He exhibited several memorable traits, memorable enough that I recall them clearly now, after nearly 45-years. Mr. Avery loved number games and would frequently use them to demonstrate different approaches to problem solving. An almost boyish exuberance would overtake him as he introduced one of those number games to the class and he could become almost gleeful when one or more of his charges would take up the challenge.

This is a link to an online number game that Mr. Avery would have loved and it illustrates the kind of game he liked to introduce in his classes:



Although I recall a Jr. High math teacher, Mrs. Doris Fuller, who was very, very good in the subject, I'm sure it was Mr. Avery who ignited an early mathematics afterburner in many of us. I would credit Mr. Avery for introducing math more as a challenge than an ordeal.

Another thing I recall of him was that he loved sports although they were focus of neither his career nor his classes. I think one of the coaches adopted him as an unofficial assistant, gave him a leather-sleeved jacket, and included him on some of the team trips.

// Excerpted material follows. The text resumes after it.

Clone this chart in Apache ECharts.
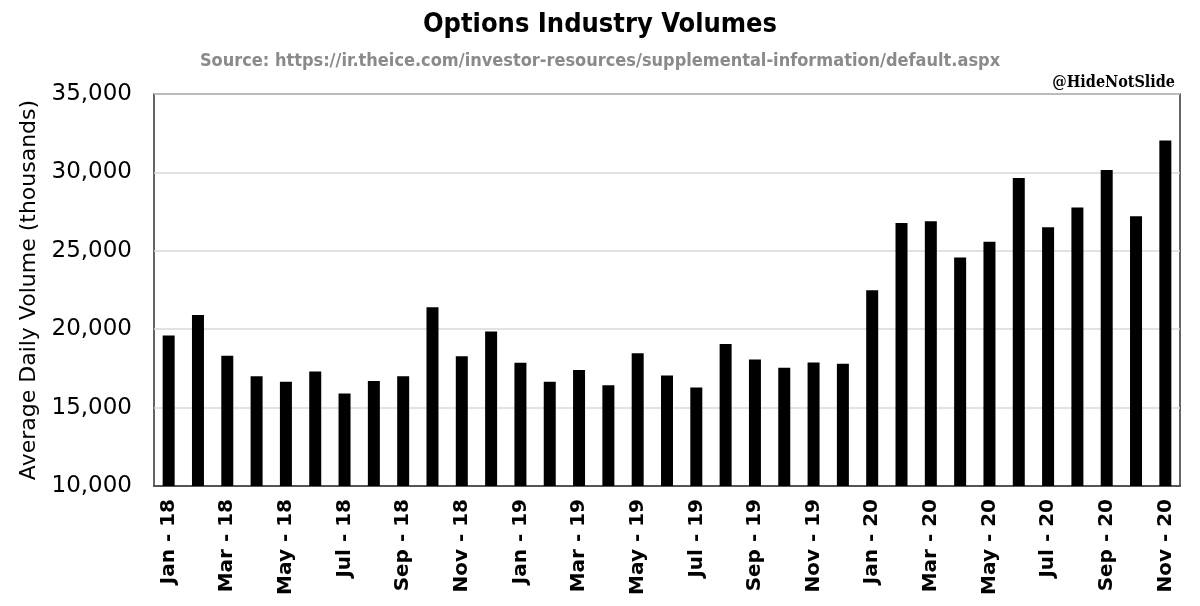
<!DOCTYPE html>
<html>
<head>
<meta charset="utf-8">
<script src="https://cdn.jsdelivr.net/npm/echarts@6/dist/echarts.min.js"></script>
<style>html,body{margin:0;padding:0;background:#fff;}#c{width:1200px;height:606px;}</style>
</head>
<body>
<div id="c"></div>
<script>
const months = ['Jan','Feb','Mar','Apr','May','Jun','Jul','Aug','Sep','Oct','Nov','Dec'];
const years = ['18','19','20'];
const categories = [];
years.forEach(y => months.forEach(m => { if (categories.length < 35) categories.push(m + ' - ' + y); }));
const volumes = [
  19600, 20900, 18300, 17000, 16650, 17300, 15900, 16700, 17000, 21400, 18270, 19850,
  17860, 16650, 17400, 16430, 18460, 17050, 16280, 19060, 18060, 17540, 17880, 17800,
  22480, 26770, 26880, 24570, 25580, 29640, 26500, 27760, 30150, 27200, 32030
];
const yTicks = { min: 10000, max: 35000, interval: 5000 };

const chart = echarts.init(document.getElementById('c'));
chart.setOption({
  backgroundColor: '#fff',
  animation: false,
  title: [
    { text: 'Options Industry Volumes', left: 'center', top: 6,
      textStyle: { fontFamily: 'DejaVu Sans Condensed, sans-serif', fontSize: 27, fontWeight: 'bold', color: '#000' } },
    { text: 'Source: https://ir.theice.com/investor-resources/supplemental-information/default.aspx', left: 'center', top: 47,
      textStyle: { fontFamily: 'DejaVu Sans Condensed, sans-serif', fontSize: 18, fontWeight: 'bold', color: '#8a8a8a' } },
    { text: '@HideNotSlide', right: 20, top: 70,
      textStyle: { fontFamily: 'DejaVu Serif Condensed, DejaVu Serif, serif', fontSize: 16, fontWeight: 'bold', color: '#000' } }
  ],
  grid: { left: 154, right: 20, top: 94, bottom: 120, show: true, borderColor: '#333', borderWidth: 1.5, containLabel: false },
  xAxis: {
    type: 'category',
    data: categories,
    axisLine: { show: true, lineStyle: { color: '#333', width: 1.5 } },
    axisTick: { show: false },
    axisLabel: { interval: 1, rotate: 90, margin: 13, fontFamily: 'DejaVu Sans, sans-serif', fontSize: 20, fontWeight: 'bold', color: '#000' }
  },
  yAxis: {
    type: 'value',
    min: yTicks.min, max: yTicks.max, interval: yTicks.interval,
    name: 'Average Daily Volume (thousands)',
    nameLocation: 'middle',
    nameGap: 110,
    nameTextStyle: { fontFamily: 'DejaVu Sans, sans-serif', fontSize: 22, color: '#000' },
    axisLine: { show: false },
    axisTick: { show: false },
    splitLine: { show: true, lineStyle: { color: '#d9d9d9', width: 1.5 } },
    axisLabel: { margin: 22, fontFamily: 'DejaVu Sans, sans-serif', fontSize: 23, color: '#000',
      formatter: v => v.toLocaleString('en-US') }
  },
  series: [{
    type: 'bar',
    data: volumes,
    barWidth: 12,
    itemStyle: { color: '#000' }
  }]
});
</script>
</body>
</html>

There is a great picture of him in the ’62 Clan yearbook, page 105, that shows Mr. Avery proudly wearing his jacket, boarding a team bus.

His son, Ray, was a good athlete and the starting Center on our ’63 Highlander (’62 season) district championship football team. Ray resembled his father in that he was a quiet, good-humored, roundish kind of kid.

In the picture accompanying this posting, Mr. Avery is demonstrating how to use a slide rule. About a dozen years after that picture was taken, slide rules were relegated to the backs of desk drawers, and then to history almost overnight by the introduction of HP and TI calculators. It’s interesting to think that the design of our Interstate highway system, of the first jet aircraft, and probably much of our first ventures into space were produced using slide rule calculations.

I think Mr. Avery passed away about 1990 at age 71. He served in the United States Navy during WWII as a Seabee in the Pacific.  Thanks for your patience and for the help, Mr. Avery. . . . O.K., class. Quick, what is 5/6 divided by 2/3?


Adios

2 comments:

cj said...

1.25 is, I hope, the answer. Mr. Avery was my home room teacher all 3 years, and was also my Trig and Elementary Analysis (replaced Solid Geom in 63-64 school year) teacher. He was an outstanding teacher and a good man.

Carok Avery Reed said...

Mr, Avery was my dad. Thank you guys for the fond memories of him and my brother Ray. My dad passed away at age 72 in 1990. Ray passed away age 56 in 2002. Thanks for the memories and the pics (I had none of either of them from thi spart of their lives)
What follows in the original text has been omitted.